▶ What this task involves:
Check every line of the entries for "with", and copy the lines that hold it.

* begin Data *

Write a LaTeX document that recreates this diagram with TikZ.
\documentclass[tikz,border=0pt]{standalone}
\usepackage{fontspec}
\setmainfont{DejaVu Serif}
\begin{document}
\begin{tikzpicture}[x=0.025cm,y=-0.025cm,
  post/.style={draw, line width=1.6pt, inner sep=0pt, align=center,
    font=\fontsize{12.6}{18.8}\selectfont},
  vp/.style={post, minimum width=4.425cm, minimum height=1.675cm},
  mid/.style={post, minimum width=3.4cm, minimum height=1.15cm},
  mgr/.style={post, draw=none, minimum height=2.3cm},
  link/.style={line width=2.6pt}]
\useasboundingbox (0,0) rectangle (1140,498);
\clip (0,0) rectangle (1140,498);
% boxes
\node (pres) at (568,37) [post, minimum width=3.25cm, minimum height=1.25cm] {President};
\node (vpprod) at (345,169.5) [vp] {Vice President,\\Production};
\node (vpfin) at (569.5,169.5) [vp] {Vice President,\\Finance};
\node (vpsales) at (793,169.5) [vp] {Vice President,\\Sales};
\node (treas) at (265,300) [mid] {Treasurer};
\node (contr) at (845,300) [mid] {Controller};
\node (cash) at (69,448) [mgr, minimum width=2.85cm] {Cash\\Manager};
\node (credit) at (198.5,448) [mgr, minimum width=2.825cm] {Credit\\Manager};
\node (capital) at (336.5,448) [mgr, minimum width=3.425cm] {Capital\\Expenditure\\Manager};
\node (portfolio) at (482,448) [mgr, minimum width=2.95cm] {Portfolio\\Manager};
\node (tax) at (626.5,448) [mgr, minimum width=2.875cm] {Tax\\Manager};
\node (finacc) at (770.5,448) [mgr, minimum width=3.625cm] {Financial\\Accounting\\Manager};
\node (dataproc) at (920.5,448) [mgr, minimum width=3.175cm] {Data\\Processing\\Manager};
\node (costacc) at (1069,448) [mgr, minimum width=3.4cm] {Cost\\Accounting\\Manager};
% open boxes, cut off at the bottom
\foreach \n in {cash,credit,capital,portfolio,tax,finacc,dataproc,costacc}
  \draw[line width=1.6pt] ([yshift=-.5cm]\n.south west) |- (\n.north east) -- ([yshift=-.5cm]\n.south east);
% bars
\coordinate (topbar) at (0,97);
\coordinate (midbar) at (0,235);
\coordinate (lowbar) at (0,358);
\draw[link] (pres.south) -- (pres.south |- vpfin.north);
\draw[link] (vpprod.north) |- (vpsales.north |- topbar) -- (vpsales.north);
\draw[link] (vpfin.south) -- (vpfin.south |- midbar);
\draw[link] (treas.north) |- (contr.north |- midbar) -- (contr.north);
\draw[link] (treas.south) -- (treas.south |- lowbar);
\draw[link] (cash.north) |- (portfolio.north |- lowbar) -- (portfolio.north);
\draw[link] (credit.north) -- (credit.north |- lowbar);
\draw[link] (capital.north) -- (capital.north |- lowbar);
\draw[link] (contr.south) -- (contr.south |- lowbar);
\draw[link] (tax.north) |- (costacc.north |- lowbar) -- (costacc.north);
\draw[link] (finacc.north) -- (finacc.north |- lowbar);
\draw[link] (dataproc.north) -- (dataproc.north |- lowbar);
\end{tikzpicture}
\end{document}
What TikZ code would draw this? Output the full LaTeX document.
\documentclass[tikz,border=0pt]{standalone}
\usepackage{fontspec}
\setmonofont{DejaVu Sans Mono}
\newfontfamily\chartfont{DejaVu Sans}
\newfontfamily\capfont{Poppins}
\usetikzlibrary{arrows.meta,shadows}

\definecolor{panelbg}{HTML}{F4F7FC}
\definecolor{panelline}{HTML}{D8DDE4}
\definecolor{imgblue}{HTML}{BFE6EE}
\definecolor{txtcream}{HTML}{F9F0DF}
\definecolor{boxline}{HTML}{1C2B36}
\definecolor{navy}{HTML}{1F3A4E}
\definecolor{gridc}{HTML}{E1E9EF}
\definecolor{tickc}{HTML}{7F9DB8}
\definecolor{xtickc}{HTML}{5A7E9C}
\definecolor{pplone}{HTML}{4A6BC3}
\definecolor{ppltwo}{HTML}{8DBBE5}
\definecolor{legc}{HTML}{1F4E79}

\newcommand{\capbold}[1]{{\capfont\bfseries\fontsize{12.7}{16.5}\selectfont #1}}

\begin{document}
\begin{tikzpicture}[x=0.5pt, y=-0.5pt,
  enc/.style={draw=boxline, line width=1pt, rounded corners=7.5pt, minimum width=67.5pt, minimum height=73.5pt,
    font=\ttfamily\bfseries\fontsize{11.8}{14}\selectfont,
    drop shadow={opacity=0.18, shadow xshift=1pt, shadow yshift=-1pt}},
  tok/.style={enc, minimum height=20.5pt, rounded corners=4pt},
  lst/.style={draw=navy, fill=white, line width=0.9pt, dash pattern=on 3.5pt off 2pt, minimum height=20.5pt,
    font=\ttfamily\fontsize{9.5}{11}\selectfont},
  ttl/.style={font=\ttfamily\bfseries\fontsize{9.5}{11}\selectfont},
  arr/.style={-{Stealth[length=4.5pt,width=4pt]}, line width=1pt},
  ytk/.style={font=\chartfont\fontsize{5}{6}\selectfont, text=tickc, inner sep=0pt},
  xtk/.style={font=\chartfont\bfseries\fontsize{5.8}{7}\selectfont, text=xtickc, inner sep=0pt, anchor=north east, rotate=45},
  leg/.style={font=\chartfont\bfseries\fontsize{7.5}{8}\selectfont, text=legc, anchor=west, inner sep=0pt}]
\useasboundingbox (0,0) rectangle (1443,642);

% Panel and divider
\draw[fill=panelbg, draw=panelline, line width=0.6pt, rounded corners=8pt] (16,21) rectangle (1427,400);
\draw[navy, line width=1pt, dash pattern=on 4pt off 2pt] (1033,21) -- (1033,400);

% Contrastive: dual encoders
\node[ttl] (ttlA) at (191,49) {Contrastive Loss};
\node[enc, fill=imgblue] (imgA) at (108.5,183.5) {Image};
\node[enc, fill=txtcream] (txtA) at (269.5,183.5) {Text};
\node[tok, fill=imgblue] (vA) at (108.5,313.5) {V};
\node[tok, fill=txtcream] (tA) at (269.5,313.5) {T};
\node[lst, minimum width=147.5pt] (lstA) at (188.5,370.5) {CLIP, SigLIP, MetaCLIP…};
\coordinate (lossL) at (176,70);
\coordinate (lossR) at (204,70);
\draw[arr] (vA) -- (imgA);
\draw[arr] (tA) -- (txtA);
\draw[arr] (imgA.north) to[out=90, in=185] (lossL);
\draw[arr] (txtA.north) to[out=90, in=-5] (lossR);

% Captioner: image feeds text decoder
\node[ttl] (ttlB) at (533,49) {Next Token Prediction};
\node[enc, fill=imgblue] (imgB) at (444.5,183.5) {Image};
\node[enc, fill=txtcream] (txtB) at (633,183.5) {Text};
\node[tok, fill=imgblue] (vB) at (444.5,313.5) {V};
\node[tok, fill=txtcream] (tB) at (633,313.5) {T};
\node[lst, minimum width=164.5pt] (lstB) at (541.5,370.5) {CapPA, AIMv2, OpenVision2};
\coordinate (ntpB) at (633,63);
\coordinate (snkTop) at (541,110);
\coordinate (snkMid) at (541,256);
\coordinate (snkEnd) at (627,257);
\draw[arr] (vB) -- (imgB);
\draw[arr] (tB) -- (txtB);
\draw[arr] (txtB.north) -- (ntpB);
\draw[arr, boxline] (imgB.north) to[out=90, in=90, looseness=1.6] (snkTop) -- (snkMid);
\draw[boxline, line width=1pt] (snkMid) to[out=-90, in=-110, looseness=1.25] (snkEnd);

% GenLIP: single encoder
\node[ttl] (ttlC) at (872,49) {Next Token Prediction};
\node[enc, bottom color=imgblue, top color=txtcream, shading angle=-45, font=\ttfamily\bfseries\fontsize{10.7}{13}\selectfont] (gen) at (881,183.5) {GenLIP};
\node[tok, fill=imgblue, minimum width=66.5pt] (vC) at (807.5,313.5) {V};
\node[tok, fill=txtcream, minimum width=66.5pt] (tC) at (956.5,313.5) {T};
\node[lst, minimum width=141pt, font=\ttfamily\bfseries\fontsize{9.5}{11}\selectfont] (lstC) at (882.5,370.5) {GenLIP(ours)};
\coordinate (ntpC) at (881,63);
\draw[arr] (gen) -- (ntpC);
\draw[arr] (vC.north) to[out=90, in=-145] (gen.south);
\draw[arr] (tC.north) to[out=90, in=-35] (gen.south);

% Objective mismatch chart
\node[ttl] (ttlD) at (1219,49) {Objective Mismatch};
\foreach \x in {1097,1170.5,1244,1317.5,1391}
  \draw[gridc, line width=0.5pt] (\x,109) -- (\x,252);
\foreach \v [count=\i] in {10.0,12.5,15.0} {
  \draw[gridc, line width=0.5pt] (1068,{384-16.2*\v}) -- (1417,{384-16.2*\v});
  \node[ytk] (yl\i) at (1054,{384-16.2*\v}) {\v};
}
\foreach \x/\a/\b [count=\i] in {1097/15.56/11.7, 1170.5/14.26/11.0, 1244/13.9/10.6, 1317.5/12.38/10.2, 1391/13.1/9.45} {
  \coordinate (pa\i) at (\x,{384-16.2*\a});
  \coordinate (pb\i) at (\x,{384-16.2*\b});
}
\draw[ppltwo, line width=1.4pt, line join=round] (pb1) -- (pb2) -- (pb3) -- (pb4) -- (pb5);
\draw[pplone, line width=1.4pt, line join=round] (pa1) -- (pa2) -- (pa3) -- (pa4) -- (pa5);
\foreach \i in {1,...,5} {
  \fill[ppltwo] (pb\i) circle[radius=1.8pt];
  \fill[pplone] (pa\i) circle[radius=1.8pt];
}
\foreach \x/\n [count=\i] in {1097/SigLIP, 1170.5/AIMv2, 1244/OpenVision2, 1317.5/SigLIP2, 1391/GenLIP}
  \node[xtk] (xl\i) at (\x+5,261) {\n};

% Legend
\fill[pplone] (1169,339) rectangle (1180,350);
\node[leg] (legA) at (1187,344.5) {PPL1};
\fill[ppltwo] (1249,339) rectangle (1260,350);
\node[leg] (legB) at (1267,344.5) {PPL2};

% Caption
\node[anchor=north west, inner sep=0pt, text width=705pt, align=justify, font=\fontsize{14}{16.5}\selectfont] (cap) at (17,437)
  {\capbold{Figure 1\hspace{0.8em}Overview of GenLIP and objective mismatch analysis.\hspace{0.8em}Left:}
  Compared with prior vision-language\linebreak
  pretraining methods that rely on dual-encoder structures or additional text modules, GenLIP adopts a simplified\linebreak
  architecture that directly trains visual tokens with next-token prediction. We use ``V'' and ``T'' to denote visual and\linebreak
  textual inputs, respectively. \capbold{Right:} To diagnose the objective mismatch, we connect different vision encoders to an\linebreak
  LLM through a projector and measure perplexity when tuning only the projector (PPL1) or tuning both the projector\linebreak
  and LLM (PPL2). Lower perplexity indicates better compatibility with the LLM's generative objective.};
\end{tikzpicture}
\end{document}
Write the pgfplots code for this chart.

* end Data *

▶ Task solution:
Write a LaTeX document that recreates this diagram with TikZ.
  Compared with prior vision-language\linebreak
  architecture that directly trains visual tokens with next-token prediction. We use ``V'' and ``T'' to denote visual and\linebreak
  and LLM (PPL2). Lower perplexity indicates better compatibility with the LLM's generative objective.};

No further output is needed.